PARIS, France — “It was the summer of 1997 and I was 13 years old,” recalls Tommy Ton, now 27, describing the moment when a self-professed comic book nerd from the suburbs of Toronto first became interested in fashion. “My sister asked me to record Fashion Television and all of a sudden Tom Ford comes on and talks about women, and his idea of sex. He was so eloquent in his choice of words. It was love at first sight.”
From that moment, Mr. Ton embarked on what has been described as a something of a fairytale, becoming the world’s most influential street style fashion photographer today. But achieving such success is rarely that simple — or easy.

More than just a skilled photographer with a good eye and encyclopedic knowledge of fashion, Ton has proven himself to be a savvy digital operator with a potent mixture of ambition, work ethic and strategic thinking that has enabled him to discover and hone in on his special talent. His humility throughout it all has endeared him not only to the stylish women he has made famous, but also to fellow fashion bloggers and his growing list of paying clients.
Yes, Tommy Ton is building a business, and he’s proud of it.

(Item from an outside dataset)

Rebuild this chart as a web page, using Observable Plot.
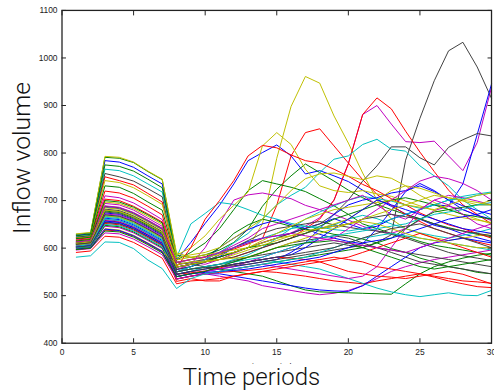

At first, Mr. Ton says he simply became infatuated with fashion. “I’d bike to the library, tear out ad campaigns, and make collages of Gucci and Versace,” he explains over dinner during Paris Fashion Week. At age 15, he interned with the Toronto designer Wayne Clark and then in the women’s accessories department of Holt Renfrew, Canada’s leading luxury department store.

From the beginning, Ton has been a fervent but charming networker, not afraid to approach and build relationships with the industry’s top players. “I made an effort so Barbara Atkin knew who I was,” he says, referring to the Holt Renfrew’s highly-respected fashion director. This ultimately landed him a gig in the store’s buying office, furthering his understanding of the fashion business, but still not quite sating his fashion appetite.
“I was there in the Summer of 2004 when web magazines first started popping up,” he says. Ton started taking classes in digital photography and met with friends who did graphic design, before deciding to start Jak & Jil, which was initially conceived in 2005 as a lifestyle website focused on the product and people in Toronto.

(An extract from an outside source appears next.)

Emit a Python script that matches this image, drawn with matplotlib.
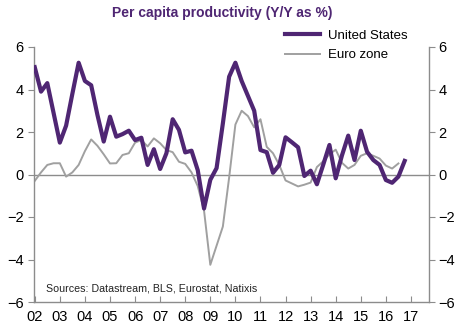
import numpy as np
import matplotlib
matplotlib.use("Agg")
from matplotlib import pyplot as plt

plt.rcParams['font.family'] = ['Liberation Sans', 'DejaVu Sans']

# quarterly data, 2002Q1 onwards
us_productivity = [
    5.05, 3.9, 4.3, 2.9,
    1.5, 2.3, 3.8, 5.26,
    4.4, 4.2, 2.8, 1.55,
    2.72, 1.78, 1.9, 2.06,
    1.62, 1.73, 0.45, 1.19,
    0.26, 1.0, 2.6, 2.1,
    1.04, 1.12, 0.2, -1.6,
    -0.25, 0.3, 2.4, 4.6,
    5.26, 4.4, 3.7, 3.0,
    1.15, 1.05, 0.08, 0.45,
    1.75, 1.52, 1.28, -0.07,
    0.18, -0.46, 0.45, 1.39,
    -0.18, 0.9, 1.83, 0.68,
    2.06, 1.07, 0.68, 0.45,
    -0.26, -0.39, -0.1, 0.64,
]
ez_productivity = [
    -0.3, 0.1, 0.45, 0.53,
    0.53, -0.1, 0.1, 0.45,
    1.1, 1.65, 1.35, 0.95,
    0.52, 0.53, 0.92, 1.0,
    1.5, 1.62, 1.32, 1.7,
    1.47, 1.15, 1.05, 0.6,
    0.5, 0.1, -0.55, -1.7,
    -4.25, -3.35, -2.45, -0.15,
    2.35, 3.0, 2.75, 2.22,
    2.6, 1.3, 1.0, 0.45,
    -0.28, -0.42, -0.56, -0.48,
    -0.38, 0.35, 0.62, 0.95,
    1.17, 0.55, 0.28, 0.45,
    0.88, 1.0, 0.88, 0.75,
    0.42, 0.28, 0.52,
]
year_labels = ['02', '03', '04', '05', '06', '07', '08', '09',
               '10', '11', '12', '13', '14', '15', '16', '17']

us_x = 2002 + np.arange(len(us_productivity)) / 4
ez_x = 2002 + np.arange(len(ez_productivity)) / 4
years = 2002 + np.arange(len(year_labels))

purple = '#4f2673'
axis_gray = '#8c8c8c'

fig = plt.figure(figsize=(4.68, 3.35), dpi=100)
ax = fig.add_axes([33.5 / 468, 1 - 302 / 335, (429 - 33.5) / 468, (302 - 47) / 335])

ax.axhline(0, color=axis_gray, lw=1, zorder=1)
ax.plot(ez_x, ez_productivity, color='#a0a0a0', lw=1.4, label='Euro zone', zorder=2)
ax.plot(us_x, us_productivity, color=purple, lw=3, label='United States', zorder=3)

ax.set_xlim(2001.95, 2017.72)
ax.set_ylim(-6, 6)
ax.set_yticks(range(-6, 7, 2))
ax.set_xticks(years)
ax.set_xticklabels(year_labels)

for side in ['left', 'right', 'bottom']:
    ax.spines[side].set_color(axis_gray)
    ax.spines[side].set_linewidth(1)
ax.spines['top'].set_visible(False)

ax.tick_params(axis='x', direction='in', length=4, color=axis_gray, labelsize=10.5, pad=6)
ax.tick_params(axis='y', direction='out', length=4, color=axis_gray, labelsize=10.5,
               left=True, right=True, labelleft=True, labelright=True, pad=3)

# reorder legend: US first
handles, labels = ax.get_legend_handles_labels()
ax.legend(handles[::-1], labels[::-1], loc='upper right', bbox_to_anchor=(0.975, 1.115),
          frameon=False, fontsize=9.5, handlelength=2.6, handletextpad=0.6,
          labelspacing=0.55)

ax.text(0.032, 0.04, 'Sources: Datastream, BLS, Eurostat, Natixis', transform=ax.transAxes,
        fontsize=7.7, color='#222222')

fig.text(0.475, 0.962, 'Per capita productivity (Y/Y as %)', ha='center', va='center',
         fontsize=10, fontweight='bold', color=purple)

fig.savefig('out.png', dpi=100)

“Then my guardian angel came along,” says Ton, referring to Lynda Latner, proprietor of vintagecouture.com. “She hired me because she saw my site and thought I could help her.”

In 2007 when Latner offered to send Ton to Europe to attend the shows in London and Paris, he had his first opportunity to experiment with street photography during fashion week, a trend which was just beginning to take off due to the pioneering work of Scott Schuman and Garance Doré.

“My first show in Paris was Balmain. I had no idea what Balmain was at the time, or what it was going to be, but all the girls were in that that show, like Daria, Irina, and Anja, and they played the Cure on the soundtrack. As soon as that show was done, it was raining outside…and I was dancing in the rain. I just felt so uplifted. I could not believe what fashion could do for you,” recalls Ton nostalgically. “To have that moment in Paris, at your very first show…it was magical.”
Using his “Canadian connections,” Ton also managed to get into Chanel, YSL, Dries van Noten and Rick Owens that first season. But in all the excitement, Ton says he didn’t know who or what to shoot. “I just shot what I thought was visually amazing. I didn’t know who Emmanuelle Alt was, or Kate Lanphear or even Anna Dello Russo.”